あの頃、君を追いかけた (2018):映画短評
あの頃、君を追いかけた (2018)ライター2人の平均評価: 4
『50回目のファーストキス』に次ぐ、リメイク成功例
無謀な企画にも思えたが、「名シーンはできるだけ、同じカット割で、同じ場所で撮る」という、製作陣の『台湾オリジナル版』へのリスペクトがハンパない! しかも、オリジナルに登場する「パラレルワールド」というワードを発展させた脚色から、『打ち上げ花火、下から見るか? 横から見るか?』な後味に持っていく力技に脱帽。

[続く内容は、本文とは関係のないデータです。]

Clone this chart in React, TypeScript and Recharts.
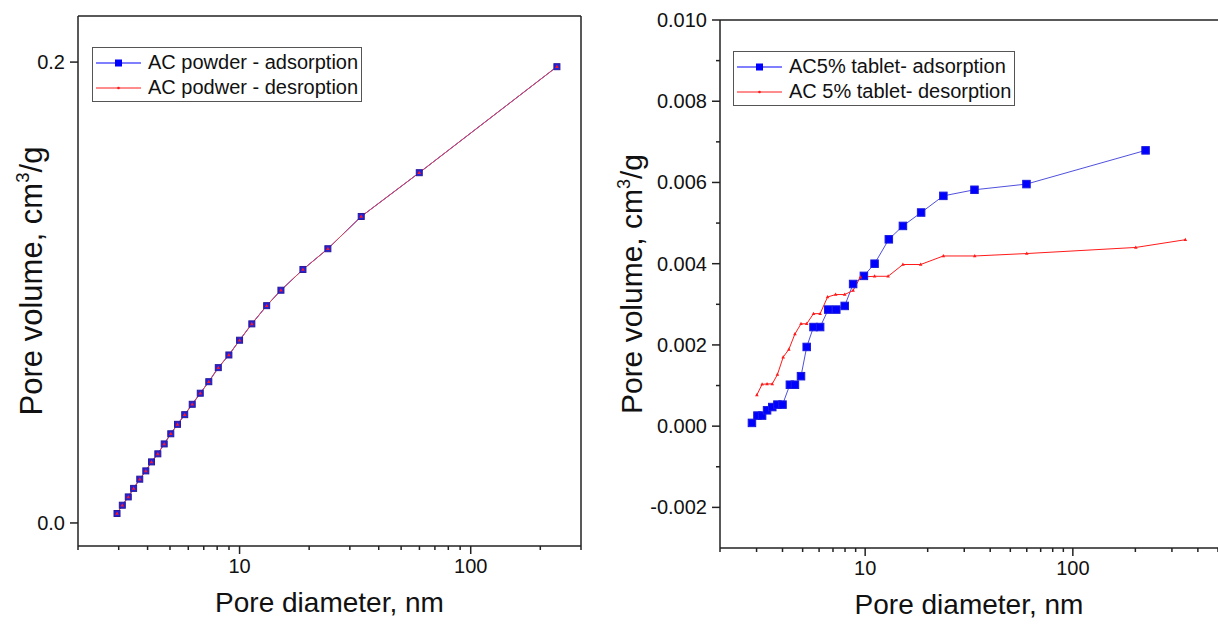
import React from 'react';
import { LineChart, Line, XAxis, YAxis, ReferenceLine } from 'recharts';

// AC powder (left panel)
const powderDiameter = [2.95, 3.11, 3.3, 3.48, 3.7, 3.93, 4.16, 4.43, 4.72, 5.04, 5.39, 5.79, 6.24, 6.76, 7.36, 8.09, 8.99, 10.0, 11.3, 13.1, 15.1, 18.8, 24.1, 33.6, 59.9, 236];
const powderAdsorption = [0.0041, 0.0077, 0.0113, 0.015, 0.019, 0.0226, 0.0265, 0.03, 0.0343, 0.0387, 0.0428, 0.047, 0.0515, 0.0563, 0.0613, 0.0674, 0.0729, 0.0793, 0.0864, 0.0943, 0.101, 0.11, 0.119, 0.133, 0.152, 0.198];
const powderDesorption = [0.0041, 0.0077, 0.0113, 0.015, 0.019, 0.0226, 0.0265, 0.03, 0.0343, 0.0387, 0.0428, 0.047, 0.0515, 0.0563, 0.0613, 0.0674, 0.0729, 0.0793, 0.0864, 0.0943, 0.101, 0.11, 0.119, 0.133, 0.152, 0.198];

// AC 5% tablet (right panel)
const tabletAdsDiameter = [2.85, 3.03, 3.19, 3.37, 3.57, 3.78, 4.0, 4.34, 4.59, 4.91, 5.23, 5.64, 6.07, 6.64, 7.26, 7.97, 8.75, 9.86, 11.1, 13.0, 15.2, 18.6, 23.8, 33.6, 59.8, 224];
const tabletAdsorption = [0.00008, 0.00026, 0.00026, 0.00039, 0.00047, 0.00053, 0.00053, 0.00102, 0.00102, 0.00123, 0.00195, 0.00244, 0.00244, 0.00287, 0.00287, 0.00296, 0.0035, 0.0037, 0.004, 0.0046, 0.00493, 0.00526, 0.00567, 0.00582, 0.00596, 0.00679];
const tabletDesDiameter = [3.01, 3.19, 3.37, 3.57, 3.78, 4.03, 4.29, 4.59, 4.91, 5.23, 5.64, 6.07, 6.59, 7.21, 7.97, 8.75, 9.49, 11.1, 12.9, 15.2, 18.5, 23.8, 33.7, 60.0, 201, 348];
const tabletDesorption = [0.00077, 0.00103, 0.00104, 0.00104, 0.00127, 0.0017, 0.00189, 0.00227, 0.00252, 0.00252, 0.00277, 0.00277, 0.00318, 0.00324, 0.00324, 0.00334, 0.00367, 0.00369, 0.00369, 0.00398, 0.00398, 0.00419, 0.00419, 0.00425, 0.0044, 0.00459];

// axis ticks
const leftXTicks = [2, 3, 4, 5, 6, 7, 8, 9, 10, 20, 30, 40, 50, 60, 70, 80, 90, 100, 200, 300];
const rightXTicks = [2, 3, 4, 5, 6, 7, 8, 9, 10, 20, 30, 40, 50, 60, 70, 80, 90, 100, 200, 300, 400, 500];
const majorXTicks = [10, 100];
const leftYTicks = [0, 0.2];
const rightYTicks = [-0.002, -0.001, 0, 0.001, 0.002, 0.003, 0.004, 0.005, 0.006, 0.007, 0.008, 0.009, 0.01];

const FONT = '"Liberation Sans", Arial, sans-serif';
const AXIS = '#222';
const BLUE = '#0000ff';
const RED = '#ff1a1a';

const toPoints = (xs: number[], ys: number[]) => xs.map((d, i) => ({ d, v: ys[i] }));

const XTick = (props: any) => {
  const { x, y, payload } = props;
  const major = majorXTicks.includes(payload.value);
  return (
    <g>
      <line x1={x} y1={y} x2={x} y2={y + (major ? 8 : 4)} stroke={AXIS} strokeWidth={1.5} />
      {major && (
        <text x={x} y={y + 27} textAnchor="middle" fontSize={20} fill="#111" fontFamily={FONT}>
          {payload.value}
        </text>
      )}
    </g>
  );
};

const makeYTick = (digits: number, hasMinor: boolean) => (props: any) => {
  const { x, y, payload } = props;
  const v = payload.value;
  const major = !hasMinor || Math.round(v * 1000) % 2 === 0;
  return (
    <g>
      <line x1={x} y1={y} x2={x - (major ? 8 : 4)} y2={y} stroke={AXIS} strokeWidth={1.5} />
      {major && (
        <text x={x - 13} y={y} dy="0.35em" textAnchor="end" fontSize={20} fill="#111" fontFamily={FONT}>
          {v.toFixed(digits)}
        </text>
      )}
    </g>
  );
};

const YTitle = (props: any) => {
  const { viewBox, size } = props;
  const cx = viewBox.x + 31;
  const cy = viewBox.y + viewBox.height / 2;
  return (
    <text
      x={cx}
      y={cy}
      transform={`rotate(-90 ${cx} ${cy})`}
      textAnchor="middle"
      dy="0.35em"
      fontSize={size}
      fill="#111"
      fontFamily={FONT}
    >
      Pore volume, cm<tspan dy={-size * 0.4} fontSize={size * 0.6}>3</tspan>
      <tspan dy={size * 0.4}>/g</tspan>
    </text>
  );
};

const XTitle = (props: any) => {
  const { viewBox } = props;
  return (
    <text
      x={viewBox.x + viewBox.width / 2}
      y={viewBox.y + 66}
      textAnchor="middle"
      fontSize={28}
      fill="#111"
      fontFamily={FONT}
    >
      Pore diameter, nm
    </text>
  );
};

const squareDot = (size: number, fill: string, stroke: string) => (p: any) => (
  <rect
    key={`sq-${p.index}`}
    x={p.cx - size / 2}
    y={p.cy - size / 2}
    width={size}
    height={size}
    fill={fill}
    stroke={stroke}
    strokeWidth={1}
  />
);

const triDot = (p: any) => (
  <path
    key={`tr-${p.index}`}
    d={`M${p.cx},${p.cy - 2} L${p.cx + 1.8},${p.cy + 1.3} L${p.cx - 1.8},${p.cy + 1.3} Z`}
    fill={RED}
  />
);

const LegendBox = ({ left, top, sampleWidth, items }: any) => (
  <div
    style={{
      position: 'absolute',
      left,
      top,
      border: '1px solid #555',
      background: '#fff',
      padding: '2px 3px 1px 3px',
      fontFamily: FONT,
      fontSize: 20,
      color: '#111',
    }}
  >
    {items.map((it: any) => (
      <div key={it.label} style={{ display: 'flex', alignItems: 'center', height: 25 }}>
        <svg width={sampleWidth} height={12} style={{ marginRight: 7 }}>
          <line x1={0} y1={6} x2={sampleWidth} y2={6} stroke={it.color} strokeWidth={1} />
          {it.square ? (
            <rect x={sampleWidth / 2 - 3.5} y={2.5} width={7} height={7} fill={BLUE} />
          ) : (
            <circle cx={sampleWidth / 2} cy={6} r={1.3} fill={RED} />
          )}
        </svg>
        <span style={{ whiteSpace: 'nowrap' }}>{it.label}</span>
      </div>
    ))}
  </div>
);

const App: React.FC = () => {
  const powderAds = toPoints(powderDiameter, powderAdsorption);
  const powderDes = toPoints(powderDiameter, powderDesorption);
  const tabletAds = toPoints(tabletAdsDiameter, tabletAdsorption);
  const tabletDes = toPoints(tabletDesDiameter, tabletDesorption);

  return (
    <div
      style={{
        position: 'fixed',
        left: 0,
        top: 0,
        width: 1218,
        height: 624,
        overflow: 'hidden',
        background: '#fff',
      }}
    >
      <div style={{ position: 'absolute', left: 0, top: 0 }}>
        <LineChart width={600} height={624} margin={{ top: 16, right: 19, bottom: 18, left: 0 }}>
          <XAxis
            dataKey="d"
            type="number"
            scale="log"
            domain={[2, 300]}
            allowDataOverflow
            ticks={leftXTicks}
            interval={0}
            tickSize={0}
            tickMargin={0}
            tick={<XTick />}
            axisLine={{ stroke: AXIS, strokeWidth: 1.5 }}
            height={60}
            label={{ content: <XTitle /> }}
          />
          <YAxis
            type="number"
            domain={[-0.01, 0.22]}
            allowDataOverflow
            ticks={leftYTicks}
            interval={0}
            tickSize={0}
            tickMargin={0}
            tick={makeYTick(1, false)}
            axisLine={{ stroke: AXIS, strokeWidth: 1.5 }}
            width={78}
            label={{ content: <YTitle size={31} /> }}
          />
          <ReferenceLine y={0.22} stroke={AXIS} strokeWidth={1.5} />
          <ReferenceLine x={300} stroke={AXIS} strokeWidth={1.5} />
          <Line
            data={powderAds}
            dataKey="v"
            stroke={BLUE}
            strokeWidth={1}
            dot={squareDot(6, '#2222dd', '#2a1a9a')}
            activeDot={false}
            isAnimationActive={false}
          />
          <Line
            data={powderDes}
            dataKey="v"
            stroke="#e84a4a"
            strokeWidth={1}
            dot={triDot}
            activeDot={false}
            isAnimationActive={false}
          />
        </LineChart>
      </div>

      <div style={{ position: 'absolute', left: 600, top: 0 }}>
        <LineChart width={620} height={624} margin={{ top: 20, right: 2, bottom: 18, left: 0 }}>
          <XAxis
            dataKey="d"
            type="number"
            scale="log"
            domain={[2, 500]}
            allowDataOverflow
            ticks={rightXTicks}
            interval={0}
            tickSize={0}
            tickMargin={0}
            tick={<XTick />}
            axisLine={{ stroke: AXIS, strokeWidth: 1.5 }}
            height={58}
            label={{ content: <XTitle /> }}
          />
          <YAxis
            type="number"
            domain={[-0.003, 0.01]}
            allowDataOverflow
            ticks={rightYTicks}
            interval={0}
            tickSize={0}
            tickMargin={0}
            tick={makeYTick(3, true)}
            axisLine={{ stroke: AXIS, strokeWidth: 1.5 }}
            width={120}
            label={{ content: <YTitle size={30} /> }}
          />
          <ReferenceLine y={0.01} stroke={AXIS} strokeWidth={1.5} />
          <Line
            data={tabletAds}
            dataKey="v"
            stroke="#5050dd"
            strokeWidth={1}
            dot={squareDot(7.5, BLUE, '#1a1ae0')}
            activeDot={false}
            isAnimationActive={false}
          />
          <Line
            data={tabletDes}
            dataKey="v"
            stroke={RED}
            strokeWidth={1}
            dot={triDot}
            activeDot={false}
            isAnimationActive={false}
          />
        </LineChart>
      </div>

      <LegendBox
        left={92}
        top={47}
        sampleWidth={45}
        items={[
          { label: 'AC powder - adsorption', color: BLUE, square: true },
          { label: 'AC podwer - desroption', color: RED, square: false },
        ]}
      />
      <LegendBox
        left={733}
        top={51}
        sampleWidth={45}
        items={[
          { label: 'AC5% tablet- adsorption', color: BLUE, square: true },
          { label: 'AC 5% tablet- desorption', color: RED, square: false },
        ]}
      />
    </div>
  );
};

export default App;
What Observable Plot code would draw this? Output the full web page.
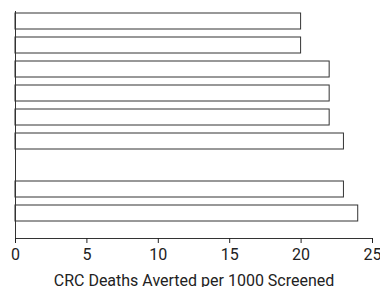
<!DOCTYPE html>
<html>
<head>
<meta charset="utf-8">
<script src="https://cdn.jsdelivr.net/npm/d3@7"></script>
<script src="https://cdn.jsdelivr.net/npm/@observablehq/plot@0.6"></script>
<style>
  html, body { margin: 0; padding: 0; background: #fff; }
</style>
</head>
<body>
<div id="chart"></div>
<script>
// Rows from top to bottom (one empty slot separates the groups)
const slots = ["r1", "r2", "r3", "r4", "r5", "r6", "gap", "r7", "r8"];
const values = [20, 20, 22, 22, 22, 23, null, 23, 24];
const xTicks = [0, 5, 10, 15, 20, 25];
const xLabel = "CRC Deaths Averted per 1000 Screened";

const data = slots.map((s, i) => ({slot: s, value: values[i]})).filter(d => d.value != null);

const chart = Plot.plot({
  width: 380,
  height: 287,
  marginLeft: 15,
  marginRight: 8,
  marginTop: 11,
  marginBottom: 49,
  style: {fontFamily: "Roboto", fontSize: "16px", color: "#222", background: "#fff"},
  x: {domain: [0, 25], ticks: xTicks},
  y: {domain: slots, range: [11, 222], paddingInner: 0.344, paddingOuter: 0, axis: null},
  marks: [
    Plot.barX(data, {x: "value", y: "slot", fill: "white", stroke: "#333", strokeWidth: 1}),
    Plot.frame({anchor: "left", stroke: "#333"}),
    Plot.frame({anchor: "bottom", stroke: "#333"}),
    Plot.axisX({ticks: xTicks, tickSize: 5, tickPadding: 5, label: xLabel, labelAnchor: "center", labelArrow: "none", labelOffset: 47})
  ]
});
document.getElementById("chart").appendChild(chart);
</script>
</body>
</html>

いさかか台湾臭を残しすぎた感や主題歌(のインスト)をゴリ押ししないなど、モノ足りなさはあるものの、下ネタを薄めた選択は正しいうえ、山田裕貴と齋藤飛鳥のオリジナルキャストに負けず劣らずの好演が光る。台湾で上映しても、決して恥ずかしくないリメイクだ。
名作であるオリジナルに恥じない珠玉の青春群像劇
同名台湾映画の日本版リメイク。バカだけどガムシャラな童貞男子と大人びた優等生女子の淡い初恋を軸に、大人への階段を上り始めた若者たちの熱い友情の軌跡が描かれる。もともとオリジナル版の監督自身の実体験を基にした自伝的な青春群像劇なわけだが、台湾版のほろ苦くも瑞々しい感動をそのままに日本へと舞台を移し、さらには震災を挟んだ時代性をもシンクロさせた見事な仕上がり。下ネタを含む大らかなユーモアも健在だ。そういう意味では、先ごろの『サニー』よりも日本版リメイクとして立派に成功しているように思う。いろんな意味で体を張って大熱演の山田裕貴をはじめ、若者たちのキャスティングも素晴らしくハマっている。